Two issues are at stake in the whacking/smacking referendum.
One is the value and future of non-binding citizens-initiated referendums.
The hurdle petitioners must clear is high. Parliament’s Clerk must approve the wording and petitioners must get a sample-checked 10 per cent of enrolled electors to sign.
Then petitioners need a credible turnout. This is guaranteed when the referendum runs alongside a general election (as in the two in 1999) or voters see it as important. Turnout in the firemen’s referendum in non-election-year 1995 was a derisory 27 per cent. (Turnout in the compulsory retirement savings referendum in non-election-year 1997 was 80 per cent but that was government-initiated.)
Postal voting, introduced in 2000 and applied to the whacking-smacking referendum, might better the firemen’s 27 per cent. But would even a 90 per cent majority on a 40 per cent turnout in next month’s referendum be convincing? Opponents of MMP questioned the validity of the 54 per cent majority on an 85 per cent turnout in that government-initiated referendum.
Turnout is one objection opponents raise against making citizens-initiated referendums binding (as they are in many United States states and in Switzerland). The topic’s public policy importance is another: the firemen vote was an issue for phone-in polling, not one in which most citizens felt they had a real stake.
Comprehensibility is a third test: can the question be answered by yes or no, can voters be effectively educated so they can make an informed decision and is the question clear? The back-to-front wording of next month’s vote has confused some voters. And so far the educating has been done by protagonists and is most likely to be heard by those voters who themselves have strong views.
That highlights the second issue in the referendum: its substance.
Fact: the police reported on Friday that from October to April they attended 279 child assault “events” which “were most likely to identify ‘smacking’-type incidents”. (The total of child assault “events” was much higher.
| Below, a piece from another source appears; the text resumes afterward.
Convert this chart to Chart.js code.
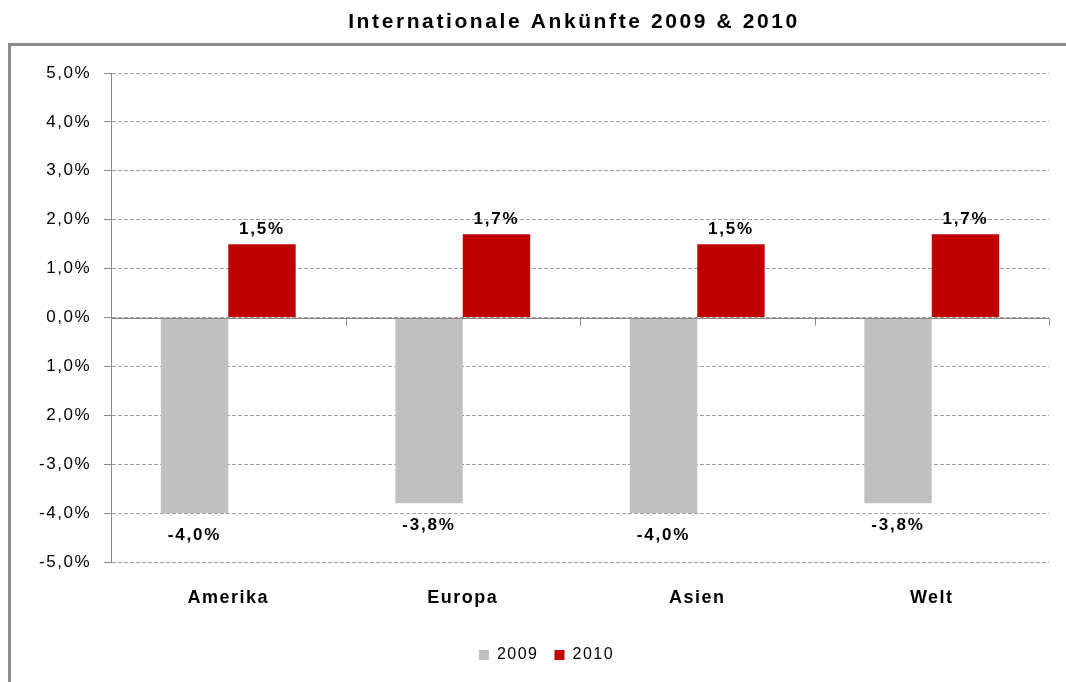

The new law has not stopped whacking.)
Of the 279, eight involved actual smacking (not whacking) and none of those eight resulted in a prosecution, though four were referred to Child, Youth and Family or a family conference — more than smacking was involved. (Of 39 acts of “minor violence”, eight were prosecuted.)
That doesn’t sound like widespread persecution of good parents who smack.
Most of the referendum debate is at that level: the rights of the child versus parents’ rights. Civilised societies have (slowly, over centuries) been coming to deem that if a child’s rights are abused by parents, society as a whole has a duty to assert the child’s rights.
The whole society has an intimate interest in those rights, as it does of the rights of all “minorities” and defenceless individuals. Social cohesion demands it, as much as ethics. A child belongs to all of society, not just its parents.
But society also has another interest in its children: an economic interest.
A child ill-treated in the womb by a smoking, drinking, poorly-fed mother starts with a handicap. That handicap is made greater by poor nutrition, inattention to cognitive development or violence in the early years of life.
That handicapped child will do poorly at pre-school and school and will be more likely as a teenager to go off the rails or develop mental illness and less likely as an adult to be a productive worker and taxpayer. Worse, that child may as an adult be a charge on society as an addict, beneficiary or criminal or a charge on the state as a prisoner.
Intervening to assure those children a reasonable start is expensive and intrusive. But it is an investment, with a quantifiable return. John Key’s new scientific adviser, Peter Gluckman, has led international work on the science and economics of that.
It is an investment Key has hinted he will make. Whether he does will be a central test of his prime ministership — far greater than a muddled referendum.